• Task directions: Print the listing that follows, character for character.

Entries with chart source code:
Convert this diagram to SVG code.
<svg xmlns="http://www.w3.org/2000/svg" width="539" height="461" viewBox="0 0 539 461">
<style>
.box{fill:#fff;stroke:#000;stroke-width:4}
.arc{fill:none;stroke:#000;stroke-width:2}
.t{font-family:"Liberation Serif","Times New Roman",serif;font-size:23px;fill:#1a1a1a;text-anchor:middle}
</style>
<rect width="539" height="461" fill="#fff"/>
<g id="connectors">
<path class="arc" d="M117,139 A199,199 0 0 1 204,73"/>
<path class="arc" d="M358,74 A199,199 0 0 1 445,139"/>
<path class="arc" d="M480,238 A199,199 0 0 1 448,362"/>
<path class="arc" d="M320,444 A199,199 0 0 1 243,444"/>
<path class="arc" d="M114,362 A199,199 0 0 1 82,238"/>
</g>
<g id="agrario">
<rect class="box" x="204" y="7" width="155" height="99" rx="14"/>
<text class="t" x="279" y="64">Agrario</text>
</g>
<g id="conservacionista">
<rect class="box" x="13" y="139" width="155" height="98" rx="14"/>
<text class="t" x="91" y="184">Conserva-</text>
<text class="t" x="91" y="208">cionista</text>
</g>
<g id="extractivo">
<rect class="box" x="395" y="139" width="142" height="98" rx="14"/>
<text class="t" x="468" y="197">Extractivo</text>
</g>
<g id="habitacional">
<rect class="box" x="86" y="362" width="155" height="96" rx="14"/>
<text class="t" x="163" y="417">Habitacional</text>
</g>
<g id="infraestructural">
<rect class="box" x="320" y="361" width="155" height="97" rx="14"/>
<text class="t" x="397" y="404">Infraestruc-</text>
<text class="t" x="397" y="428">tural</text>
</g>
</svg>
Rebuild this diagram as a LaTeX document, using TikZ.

• Result of this exercise:
Convert this diagram to SVG code.
<svg xmlns="http://www.w3.org/2000/svg" width="539" height="461" viewBox="0 0 539 461">
<style>
.box{fill:#fff;stroke:#000;stroke-width:4}
.arc{fill:none;stroke:#000;stroke-width:2}
.t{font-family:"Liberation Serif","Times New Roman",serif;font-size:23px;fill:#1a1a1a;text-anchor:middle}
</style>
<rect width="539" height="461" fill="#fff"/>
<g id="connectors">
<path class="arc" d="M117,139 A199,199 0 0 1 204,73"/>
<path class="arc" d="M358,74 A199,199 0 0 1 445,139"/>
<path class="arc" d="M480,238 A199,199 0 0 1 448,362"/>
<path class="arc" d="M320,444 A199,199 0 0 1 243,444"/>
<path class="arc" d="M114,362 A199,199 0 0 1 82,238"/>
</g>
<g id="agrario">
<rect class="box" x="204" y="7" width="155" height="99" rx="14"/>
<text class="t" x="279" y="64">Agrario</text>
</g>
<g id="conservacionista">
<rect class="box" x="13" y="139" width="155" height="98" rx="14"/>
<text class="t" x="91" y="184">Conserva-</text>
<text class="t" x="91" y="208">cionista</text>
</g>
<g id="extractivo">
<rect class="box" x="395" y="139" width="142" height="98" rx="14"/>
<text class="t" x="468" y="197">Extractivo</text>
</g>
<g id="habitacional">
<rect class="box" x="86" y="362" width="155" height="96" rx="14"/>
<text class="t" x="163" y="417">Habitacional</text>
</g>
<g id="infraestructural">
<rect class="box" x="320" y="361" width="155" height="97" rx="14"/>
<text class="t" x="397" y="404">Infraestruc-</text>
<text class="t" x="397" y="428">tural</text>
</g>
</svg>
Rebuild this diagram as a LaTeX document, using TikZ.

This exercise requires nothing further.